A Niara Holdings é uma sociedade unipessoal, pertença de Isabel dos Santos e está registada no Funchal, e cujo gerente é Mário Leite da Silva, administrador do BPI, presidente do Conselho de Administração da Santoro (accionista do BPI) e também administrador da Winterfell. Tendo em conta que o BPI financiou a Winterfell, há aqui um potencial conflito de interesses.

Mário Leite da Silva é um português licenciado em Economia pela FEUP, especializado em auditoria e controlo de gestão, que trabalhou e começou a vida no Grupo Amorim e é hoje o principal gestor das operações de Isabel dos Santos. Aparentemente, é filiado no Partido Social Democrata (PSD) português.

Os administradores da Winterfell são, além do citado Mário Leite Silva, Isabel dos Santos, Noel Scicluna e Edward Carbone, estes dois últimos com residência em Malta, por onde terá sido feita a operação. O primeiro maltês é um advogado em La Valletta, a capital de Malta, onde se especializou em serviços jurídicos financeiros. O segundo, Carbone, é um contabilista, antigo presidente da Autoridade dos Serviços Financeiros de Malta e hoje no sector privado maltês, onde se tornou administrador de várias companhias. Hoje está semi-reformado.

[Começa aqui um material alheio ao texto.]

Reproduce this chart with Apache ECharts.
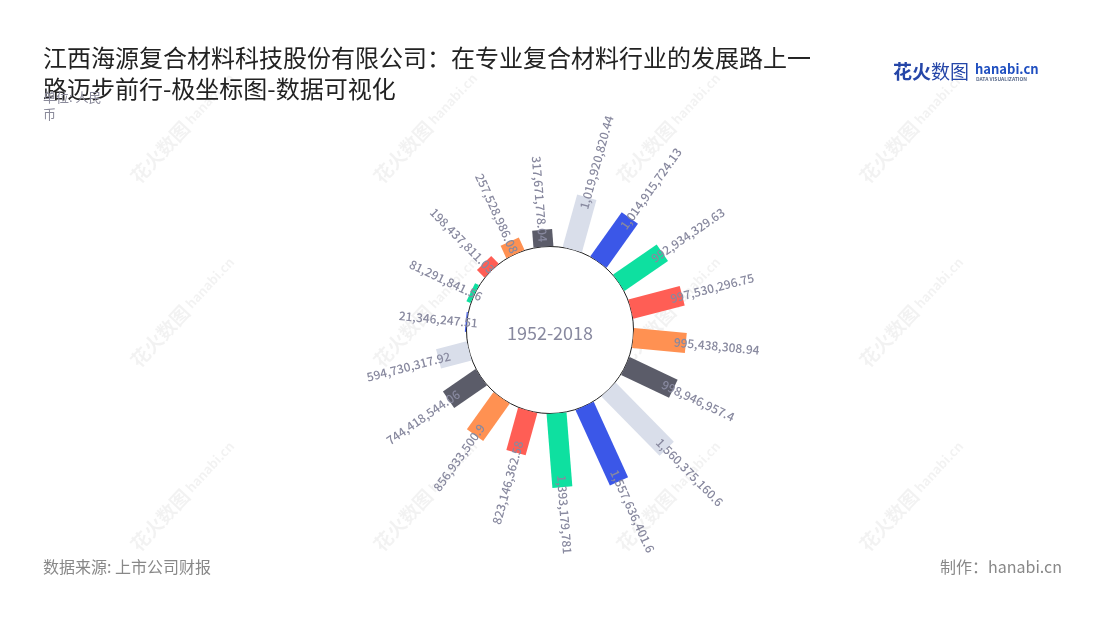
<!DOCTYPE html>
<html>
<head>
<meta charset="utf-8">
<script src="https://cdn.jsdelivr.net/npm/echarts@6/dist/echarts.min.js"></script>
<style>
html,body{margin:0;padding:0;background:#fff;}
#main{width:1100px;height:620px;}
</style>
</head>
<body>
<div id="main"></div>
<script>
// ---- data ----
const categories = ['1','2','3','4','5','6','7','8','9','10','11','12','13','14','15','16','17','18'];
const values = [
  21346247.51, 81291841.56, 198437811.03, 257528986.08, 317671778.04, 1019920820.44,
  1014915724.13, 992934329.63, 997530296.75, 995438308.94, 998946957.4, 1560375160.6,
  1557636401.6, 1393179781, 823146362.58, 856933500.9, 744418544.06, 594730317.92
];
const palette = ['#3b57e8', '#0ee0a0', '#ff5e55', '#ff9152', '#5b5c69', '#d9deea'];
const titleText = '江西海源复合材料科技股份有限公司：在专业复合材料行业的发展路上一\n路迈步前行-极坐标图-数据可视化';
const unitText = '单位: 人民\n币';
const sourceText = '数据来源: 上市公司财报';
const makerText = '制作：hanabi.cn';
const centerText = '1952-2018';

function fmt(v) {
  const s = String(v);
  const parts = s.split('.');
  return parts[0].replace(/\B(?=(\d{3})+(?!\d))/g, ',') + (parts[1] ? '.' + parts[1] : '');
}

const FONT = '"Noto Sans CJK SC", "Noto Sans", sans-serif';
const labelColor = '#88899f';

function renderItem(params, api) {
  const idx = params.dataIndex;
  const cs = params.coordSys;
  const a = api.value(1);
  const v = api.value(0);
  const s = api.coord([0, a]);
  const e = api.coord([v, a]);
  const dx = s[0] - cs.cx, dy = s[1] - cs.cy;
  const l0 = Math.hypot(dx, dy);
  const ux = dx / l0, uy = dy / l0;
  const px = -uy, py = ux;
  const hw = 10;
  const pts = [
    [s[0] + px * hw, s[1] + py * hw],
    [e[0] + px * hw, e[1] + py * hw],
    [e[0] - px * hw, e[1] - py * hw],
    [s[0] - px * hw, s[1] - py * hw]
  ];
  const rEnd = Math.hypot(e[0] - cs.cx, e[1] - cs.cy);
  const rl = rEnd - 12;
  const lx = cs.cx + ux * rl, ly = cs.cy + uy * rl;
  const phi = Math.atan2(-uy, ux);
  const right = ux >= 0;
  return {
    type: 'group',
    children: [
      { type: 'polygon', shape: { points: pts }, style: { fill: palette[idx % palette.length] } },
      {
        type: 'text', x: lx, y: ly, rotation: right ? phi : phi - Math.PI, z2: 10,
        style: {
          text: fmt(values[idx]), align: right ? 'left' : 'right', verticalAlign: 'middle',
          fill: labelColor, fontSize: 12, fontWeight: 500, fontFamily: FONT
        }
      }
    ]
  };
}

// watermarks
const wm = [];
for (let i = 0; i < 4; i++) {
  for (let j = 0; j < 3; j++) {
    wm.push({
      type: 'text', x: 134 + 243 * i, y: 180 + 184 * j, rotation: 47 * Math.PI / 180, z: 0, silent: true,
      style: {
        text: '{a|花火数图} {b|hanabi.cn}', align: 'left', verticalAlign: 'middle',
        rich: {
          a: { fontSize: 19, fontWeight: 'bold', fill: 'rgba(0,0,0,0.05)', fontFamily: FONT },
          b: { fontSize: 13, fontWeight: 'bold', fill: 'rgba(0,0,0,0.05)', fontFamily: FONT }
        }
      }
    });
  }
}

const chart = echarts.init(document.getElementById('main'));
chart.setOption({
  backgroundColor: '#fff',
  animation: false,
  title: [
    { text: titleText, left: 43, top: 42, padding: 0,
      textStyle: { fontSize: 24, fontWeight: 'normal', color: '#222', lineHeight: 31, fontFamily: FONT } },
    { text: unitText, left: 43, top: 88, padding: 0,
      textStyle: { fontSize: 13, fontWeight: 'normal', color: '#8a8a9a', lineHeight: 17.5, fontFamily: FONT } },
    { text: sourceText, left: 43, top: 557, padding: 0,
      textStyle: { fontSize: 16, fontWeight: 'normal', color: '#888', lineHeight: 20, fontFamily: FONT } },
    { text: makerText, right: 38, top: 557, padding: 0,
      textStyle: { fontSize: 16, fontWeight: 'normal', color: '#888', lineHeight: 20, fontFamily: FONT } }
  ],
  polar: { center: [550, 330], radius: [83.5, 189.9] },
  angleAxis: {
    type: 'category', data: categories, startAngle: 184.5, clockwise: true,
    axisLine: { show: false }, axisTick: { show: false }, axisLabel: { show: false }, splitLine: { show: false }
  },
  radiusAxis: {
    type: 'value', min: 0, max: 2000000000,
    axisLine: { show: false }, axisTick: { show: false }, axisLabel: { show: false }, splitLine: { show: false }
  },
  graphic: wm.concat([
    { type: 'circle', shape: { cx: 550, cy: 330, r: 83.5 }, z: 1,
      style: { fill: '#fff', stroke: '#222', lineWidth: 1 } },
    { type: 'text', x: 550, y: 333, z: 100,
      style: { text: centerText, align: 'center', verticalAlign: 'middle', fill: labelColor, fontSize: 18, fontFamily: FONT } },
    { type: 'text', x: 893, y: 72, z: 100,
      style: { text: '{a|花火}{b|数图}', verticalAlign: 'middle',
        rich: { a: { fontSize: 19, fontWeight: 'bold', fill: '#2546a8', fontFamily: FONT },
                b: { fontSize: 19, fontWeight: 'normal', fill: '#2546a8', fontFamily: FONT } } } },
    { type: 'text', x: 975, y: 69, z: 100,
      style: { text: 'hanabi.cn', verticalAlign: 'middle', fontSize: 13, fontWeight: 'bold', fill: '#1f4fc0', fontFamily: FONT } },
    { type: 'text', x: 976, y: 79, z: 100,
      style: { text: 'DATA VISUALIZATION', verticalAlign: 'middle', fontSize: 5, fontWeight: 'bold', fill: '#5a6a8a', fontFamily: FONT } }
  ]),
  series: [{
    type: 'custom',
    coordinateSystem: 'polar',
    renderItem: renderItem,
    encode: { radius: 0, angle: 1 },
    data: values.map((v, i) => [v, i]),
    z: 2
  }]
});
</script>
</body>
</html>
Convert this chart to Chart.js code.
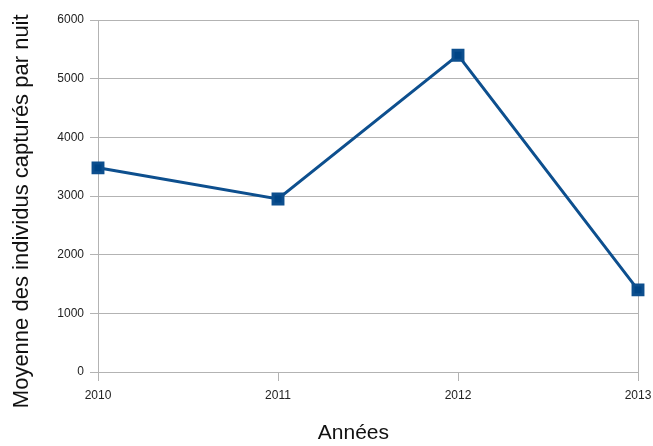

O curioso é que não há nenhum administrador com ligação visível à ENDE. Será que Isabel dos Santos representa os interesses da empresa estatal angolana?

E o que faz a pequena e sólida ilha de Malta no meio disto tudo, quando as off-shores de Isabel são madeirenses?

Não posso dizer nada sobre este caso concreto nem sobre as razões da sua ligação a Malta.

Mas posso falar acerca do caso recente de Diezani Alison-Madueke, ministra do Petróleo do antigo presidente nigeriano Jonathan Goodluck, que foi detida em Londres no passado dia 2 de Outubro, acusada de desviar dinheiro estatal proveniente das receitas do petróleo nigeriano (o maior produtor de África) e de conseguir branquear esse dinheiro através de uma rede de cúmplices. Segundo a investigação, Malta parece ter sido o centro preferido por Diezani para estabelecer os complexos circuitos financeiros que visavam apagar o rasto do dinheiro aparentemente roubado.

Obviamente, este assunto da compra da Efacec é demasiado opaco e não se resolve com comunicados mansos.